-- Start Data block --
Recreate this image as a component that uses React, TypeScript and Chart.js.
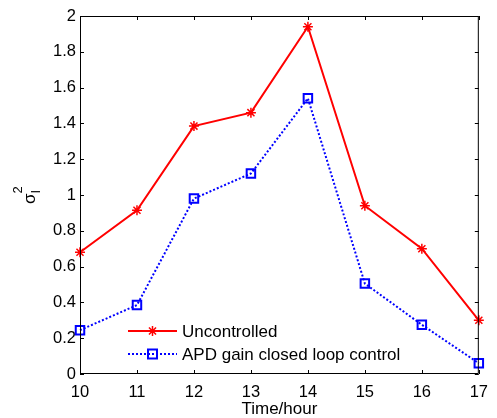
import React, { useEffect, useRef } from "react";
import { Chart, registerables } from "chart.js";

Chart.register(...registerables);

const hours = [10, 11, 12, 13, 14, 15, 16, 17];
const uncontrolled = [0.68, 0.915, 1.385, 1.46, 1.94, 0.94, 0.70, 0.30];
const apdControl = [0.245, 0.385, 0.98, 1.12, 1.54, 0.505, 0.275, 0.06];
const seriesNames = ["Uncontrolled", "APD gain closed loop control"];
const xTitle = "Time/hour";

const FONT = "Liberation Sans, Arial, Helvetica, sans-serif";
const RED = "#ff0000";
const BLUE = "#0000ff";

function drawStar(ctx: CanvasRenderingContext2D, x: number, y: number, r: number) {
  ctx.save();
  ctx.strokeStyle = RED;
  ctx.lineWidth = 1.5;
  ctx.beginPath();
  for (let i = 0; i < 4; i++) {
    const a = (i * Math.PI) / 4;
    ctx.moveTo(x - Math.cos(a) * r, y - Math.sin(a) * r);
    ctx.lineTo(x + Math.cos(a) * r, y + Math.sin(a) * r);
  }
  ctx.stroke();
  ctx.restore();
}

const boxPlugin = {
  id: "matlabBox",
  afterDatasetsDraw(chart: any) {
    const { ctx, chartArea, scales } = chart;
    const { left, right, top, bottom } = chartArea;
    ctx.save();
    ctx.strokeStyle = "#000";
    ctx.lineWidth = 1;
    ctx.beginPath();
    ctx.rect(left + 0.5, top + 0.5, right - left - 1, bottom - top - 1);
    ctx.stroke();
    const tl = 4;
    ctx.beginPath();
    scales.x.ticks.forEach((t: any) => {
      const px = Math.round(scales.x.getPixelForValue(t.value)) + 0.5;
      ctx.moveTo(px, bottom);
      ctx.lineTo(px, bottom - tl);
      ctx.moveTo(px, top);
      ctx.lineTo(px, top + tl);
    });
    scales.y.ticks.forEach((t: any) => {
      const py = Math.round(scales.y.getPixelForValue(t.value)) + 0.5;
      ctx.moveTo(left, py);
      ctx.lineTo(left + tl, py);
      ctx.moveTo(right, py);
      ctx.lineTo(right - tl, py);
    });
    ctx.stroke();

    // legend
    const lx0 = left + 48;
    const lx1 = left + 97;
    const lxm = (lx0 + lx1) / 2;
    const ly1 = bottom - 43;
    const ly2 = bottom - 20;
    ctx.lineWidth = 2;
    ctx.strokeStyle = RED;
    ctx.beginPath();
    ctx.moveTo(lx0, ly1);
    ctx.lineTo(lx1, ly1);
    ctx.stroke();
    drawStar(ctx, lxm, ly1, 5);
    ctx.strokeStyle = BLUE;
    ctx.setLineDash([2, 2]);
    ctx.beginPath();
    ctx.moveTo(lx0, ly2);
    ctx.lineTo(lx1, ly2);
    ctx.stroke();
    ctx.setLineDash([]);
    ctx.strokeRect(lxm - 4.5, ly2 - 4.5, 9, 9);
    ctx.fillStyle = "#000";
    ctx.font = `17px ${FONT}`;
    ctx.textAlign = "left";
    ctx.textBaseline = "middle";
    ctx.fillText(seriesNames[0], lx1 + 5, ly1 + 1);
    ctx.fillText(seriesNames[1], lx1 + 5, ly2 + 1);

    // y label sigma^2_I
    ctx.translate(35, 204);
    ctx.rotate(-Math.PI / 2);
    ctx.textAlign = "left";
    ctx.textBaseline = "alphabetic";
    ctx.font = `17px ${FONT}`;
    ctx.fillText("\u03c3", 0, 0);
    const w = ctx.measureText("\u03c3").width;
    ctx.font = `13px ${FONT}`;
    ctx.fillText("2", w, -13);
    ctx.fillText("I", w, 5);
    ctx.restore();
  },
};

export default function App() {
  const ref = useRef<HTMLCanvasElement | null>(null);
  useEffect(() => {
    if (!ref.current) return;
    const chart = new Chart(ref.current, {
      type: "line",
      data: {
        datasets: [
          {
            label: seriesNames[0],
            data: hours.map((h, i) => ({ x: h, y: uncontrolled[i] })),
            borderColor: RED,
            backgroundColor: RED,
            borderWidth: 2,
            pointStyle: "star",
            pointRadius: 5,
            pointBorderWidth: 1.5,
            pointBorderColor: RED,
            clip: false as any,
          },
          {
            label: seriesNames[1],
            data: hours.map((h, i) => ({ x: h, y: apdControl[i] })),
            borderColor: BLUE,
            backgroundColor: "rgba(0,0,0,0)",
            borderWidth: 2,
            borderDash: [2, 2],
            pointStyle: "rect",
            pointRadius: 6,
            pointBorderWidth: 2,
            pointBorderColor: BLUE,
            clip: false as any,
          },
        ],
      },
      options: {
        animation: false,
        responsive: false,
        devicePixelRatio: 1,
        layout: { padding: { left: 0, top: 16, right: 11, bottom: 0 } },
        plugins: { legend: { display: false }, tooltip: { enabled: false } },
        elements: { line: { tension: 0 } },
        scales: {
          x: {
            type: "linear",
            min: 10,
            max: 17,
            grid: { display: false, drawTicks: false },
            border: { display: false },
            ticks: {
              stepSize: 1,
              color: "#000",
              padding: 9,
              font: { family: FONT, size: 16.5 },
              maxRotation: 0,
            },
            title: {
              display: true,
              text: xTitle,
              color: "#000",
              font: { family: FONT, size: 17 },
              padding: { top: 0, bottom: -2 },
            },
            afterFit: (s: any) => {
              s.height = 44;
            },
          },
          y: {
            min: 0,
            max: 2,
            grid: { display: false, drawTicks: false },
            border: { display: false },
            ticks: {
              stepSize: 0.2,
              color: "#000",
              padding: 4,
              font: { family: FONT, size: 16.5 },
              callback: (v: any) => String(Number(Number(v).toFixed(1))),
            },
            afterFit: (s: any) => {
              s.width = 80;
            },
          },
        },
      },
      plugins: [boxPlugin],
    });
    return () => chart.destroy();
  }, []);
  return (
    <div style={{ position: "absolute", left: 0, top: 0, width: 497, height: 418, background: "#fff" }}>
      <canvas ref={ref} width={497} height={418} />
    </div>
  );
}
-- End Data block --
To do:
Please repeat exactly the data above from its first line to the line that contains "Chart.register(...registerables);", inclusive, and leave every picture out.

The completed task:
Recreate this image as a component that uses React, TypeScript and Chart.js.
import React, { useEffect, useRef } from "react";
import { Chart, registerables } from "chart.js";

Chart.register(...registerables);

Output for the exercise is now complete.